What gets discussed in a given thread often stretches far afield from where things started, and it is fair, and not infrequent, for one commenter to ask another whether his approach to Question A on the current thread is consistent with his rather different approach to Question B on some thread last week.

It would take you precious little space and time to say either, "It's perfectly sensible for a defense lawyer to argue that his client should get leniency because he showed up rather than absconding," or "Defense counsel's argument is an embarrassment; a defendant's obeying his legal obligation to appear is to be taken for granted." So why not just pick one?

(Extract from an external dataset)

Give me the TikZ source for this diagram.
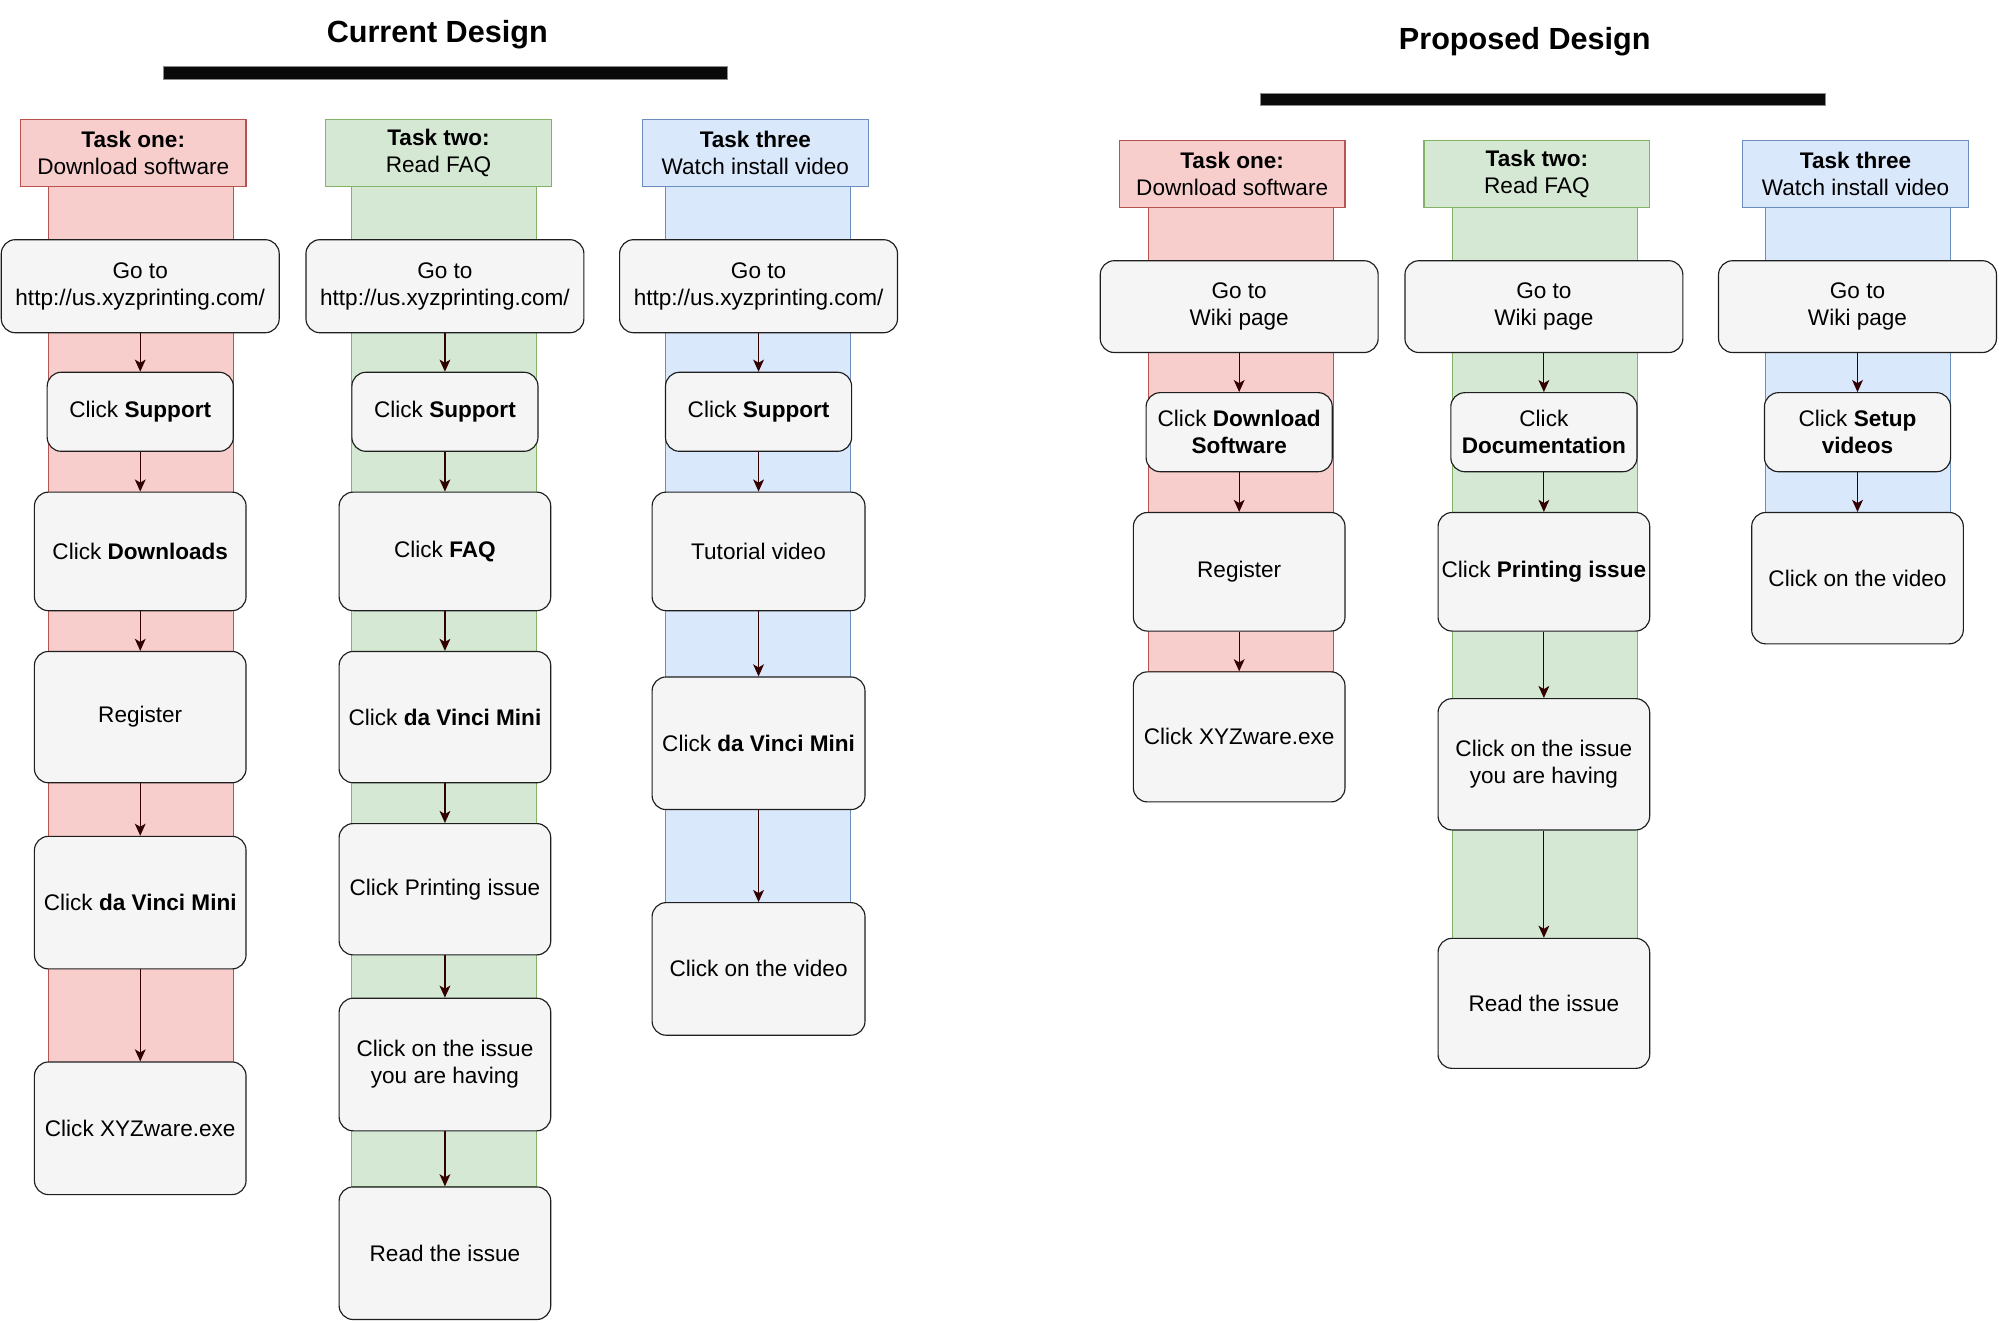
\documentclass[tikz,border=0pt]{standalone}
\usepackage{fontspec}
\setmainfont{Liberation Sans}
\usetikzlibrary{arrows.meta}
\definecolor{redfill}{HTML}{F8CECC}
\definecolor{redline}{HTML}{B85450}
\definecolor{greenfill}{HTML}{D5E8D4}
\definecolor{greenline}{HTML}{82B366}
\definecolor{bluefill}{HTML}{DAE8FC}
\definecolor{blueline}{HTML}{6C8EBF}
\definecolor{boxfill}{HTML}{F5F5F5}
\definecolor{boxline}{HTML}{1E1E1E}
\definecolor{arrowcol}{HTML}{330000}
\newcommand{\mkbox}[6]{\node[stepbox, minimum width=#4pt, minimum height=#5pt] (#1) at (#2,#3) {#6};}
\begin{document}
\begin{tikzpicture}[x=1pt,y=-1pt,
  every node/.style={font=\fontsize{17.7}{21.3}\selectfont, inner sep=0pt, align=center, text=black},
  stepbox/.style={draw=boxline, fill=boxfill, rounded corners=11pt, line width=0.9pt},
  hdrbox/.style={line width=0.9pt, minimum width=177pt, minimum height=52pt},
  titlefont/.style={font=\bfseries\fontsize{24}{28}\selectfont},
  barbox/.style={fill=black!96, draw=black!45, line width=0.8pt, minimum width=443pt, minimum height=10pt},
  lane/.style={line width=0.7pt},
  flow/.style={draw=arrowcol, line width=0.9pt, -{Stealth[length=9.5pt,width=8.5pt,inset=2.5pt]}}
]
\useasboundingbox (0,0) rectangle (1568,1037);
\fill[white] (0,0) rectangle (1568,1037);

% titles and bars
\node[titlefont] (t1) at (343,27) {Current Design};
\node[barbox] (bar1) at (349.5,57) {};
\node[titlefont] (t2) at (1196,32.5) {Proposed Design};
\node[barbox] (bar2) at (1210.5,78) {};

% lanes
\path[lane, fill=redfill, draw=redline] (38,146) rectangle (183,833);
\path[lane, fill=greenfill, draw=greenline] (276,146) rectangle (421,931);
\path[lane, fill=bluefill, draw=blueline] (522,146) rectangle (667,708);
\path[lane, fill=redfill, draw=redline] (901,162) rectangle (1046,527);
\path[lane, fill=greenfill, draw=greenline] (1139,162) rectangle (1284,736);
\path[lane, fill=bluefill, draw=blueline] (1385,162) rectangle (1530,402);

% headers
\node[hdrbox, fill=redfill, draw=redline] (c1h) at (104.5,120) {\textbf{Task one:}\\Download software};
\node[hdrbox, fill=greenfill, draw=greenline] (c2h) at (344,120) {\textbf{Task two:}\\Read FAQ};
\node[hdrbox, fill=bluefill, draw=blueline] (c3h) at (592.5,120) {\textbf{Task three}\\Watch install video};
\node[hdrbox, fill=redfill, draw=redline] (p1h) at (966.5,136.5) {\textbf{Task one:}\\Download software};
\node[hdrbox, fill=greenfill, draw=greenline] (p2h) at (1205.5,136.5) {\textbf{Task two:}\\Read FAQ};
\node[hdrbox, fill=bluefill, draw=blueline] (p3h) at (1455.5,136.5) {\textbf{Task three}\\Watch install video};

% current design, task one
\mkbox{c1a}{110}{224.5}{218}{73}{Go to\\http://us.xyzprinting.com/}
\mkbox{c1b}{110}{323}{146}{62}{Click \textbf{Support}}
\mkbox{c1c}{110}{432.5}{166}{93}{Click \textbf{Downloads}}
\mkbox{c1d}{110}{562.5}{166}{103}{Register}
\mkbox{c1e}{110}{708}{166}{104}{Click \textbf{da Vinci Mini}}
\mkbox{c1f}{110}{885}{166}{104}{Click XYZware.exe}
\draw[flow] (c1a) -- (c1b);
\draw[flow] (c1b) -- (c1c);
\draw[flow] (c1c) -- (c1d);
\draw[flow] (c1d) -- (c1e);
\draw[flow] (c1e) -- (c1f);

% current design, task two
\mkbox{c2a}{349}{224.5}{218}{73}{Go to\\http://us.xyzprinting.com/}
\mkbox{c2b}{349}{323}{146}{62}{Click \textbf{Support}}
\mkbox{c2c}{349}{432.5}{166}{93}{Click \textbf{FAQ}}
\mkbox{c2d}{349}{562.5}{166}{103}{Click \textbf{da Vinci Mini}}
\mkbox{c2e}{349}{697.5}{166}{103}{Click Printing issue}
\mkbox{c2f}{349}{835}{166}{104}{Click on the issue\\you are having}
\mkbox{c2g}{349}{983}{166}{104}{Read the issue}
\draw[flow] (c2a) -- (c2b);
\draw[flow] (c2b) -- (c2c);
\draw[flow] (c2c) -- (c2d);
\draw[flow] (c2d) -- (c2e);
\draw[flow] (c2e) -- (c2f);
\draw[flow] (c2f) -- (c2g);

% current design, task three
\mkbox{c3a}{595}{224.5}{218}{73}{Go to\\http://us.xyzprinting.com/}
\mkbox{c3b}{595}{323}{146}{62}{Click \textbf{Support}}
\mkbox{c3c}{595}{432.5}{167}{93}{Tutorial video}
\mkbox{c3d}{595}{583}{167}{104}{Click \textbf{da Vinci Mini}}
\mkbox{c3e}{595}{760}{167}{104}{Click on the video}
\draw[flow] (c3a) -- (c3b);
\draw[flow] (c3b) -- (c3c);
\draw[flow] (c3c) -- (c3d);
\draw[flow] (c3d) -- (c3e);

% proposed design, task one
\mkbox{p1a}{972}{240.5}{218}{72}{Go to\\Wiki page}
\mkbox{p1b}{972}{339}{146}{62}{Click \textbf{Download}\\\textbf{Software}}
\mkbox{p1c}{972}{448.5}{166}{93}{Register}
\mkbox{p1d}{972}{578}{166}{102}{Click XYZware.exe}
\draw[flow] (p1a) -- (p1b);
\draw[flow] (p1b) -- (p1c);
\draw[flow] (p1c) -- (p1d);

% proposed design, task two
\mkbox{p2a}{1211}{240.5}{218}{72}{Go to\\Wiki page}
\mkbox{p2b}{1211}{339}{146}{62}{Click\\\textbf{Documentation}}
\mkbox{p2c}{1211}{448.5}{166}{93}{Click \textbf{Printing issue}}
\mkbox{p2d}{1211}{599.5}{166}{103}{Click on the issue\\you are having}
\mkbox{p2e}{1211}{787}{166}{102}{Read the issue}
\draw[flow] (p2a) -- (p2b);
\draw[flow] (p2b) -- (p2c);
\draw[flow] (p2c) -- (p2d);
\draw[flow] (p2d) -- (p2e);

% proposed design, task three
\mkbox{p3a}{1457}{240.5}{218}{72}{Go to\\Wiki page}
\mkbox{p3b}{1457}{339}{146}{62}{Click \textbf{Setup}\\\textbf{videos}}
\mkbox{p3c}{1457}{453.5}{166}{103}{Click on the video}
\draw[flow] (p3a) -- (p3b);
\draw[flow] (p3b) -- (p3c);
\end{tikzpicture}
\end{document}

Posted by: Bill Otis | Apr 22, 2010 11:28:45 PM

"So why not just pick one?"

Because my point in responding to this thread was to reply to your unsupportable and incorrect statement that the Guidelines are dead.

Posted by: DEJ | Apr 23, 2010 1:38:54 AM

had to laugh when i read this!

"DEJ --

"Only Bill, a former AUSA, would think that the Guidelines 'died' because 8.4% more of defendants obtain the benefit of a Booker reduction."

When you're already on life support, as the Guidelines were with 40% of sentences being departures pre-Booker, another 8% is enough to push you over the brink. With rare exceptions, judges can now do anything they want. That means the Guidelines, in the sense of being serious barriers to willfulness and randomness, are dead.

Or perhaps I should take a less numerical approach and say that only a defense lawyer would argue, as reported in one of Doug's more recent entries, that a guy who gets off watching a two year old scream in pain and misery while being raped should get a more lenient sentence because "he didn't flee."

your so worried about this when your missing the big picture the entire american court sytem is DEAD! under our constitution all criminal trials are to be done with a JURY of your peers! when in fact in the last 30 -40 yers the number of criminal cases that actualy get to a LEGAL CONSTITUTIONAL JURY are less than 10%


sorry but if less than 10% of your boty worked it would be considered DEAD!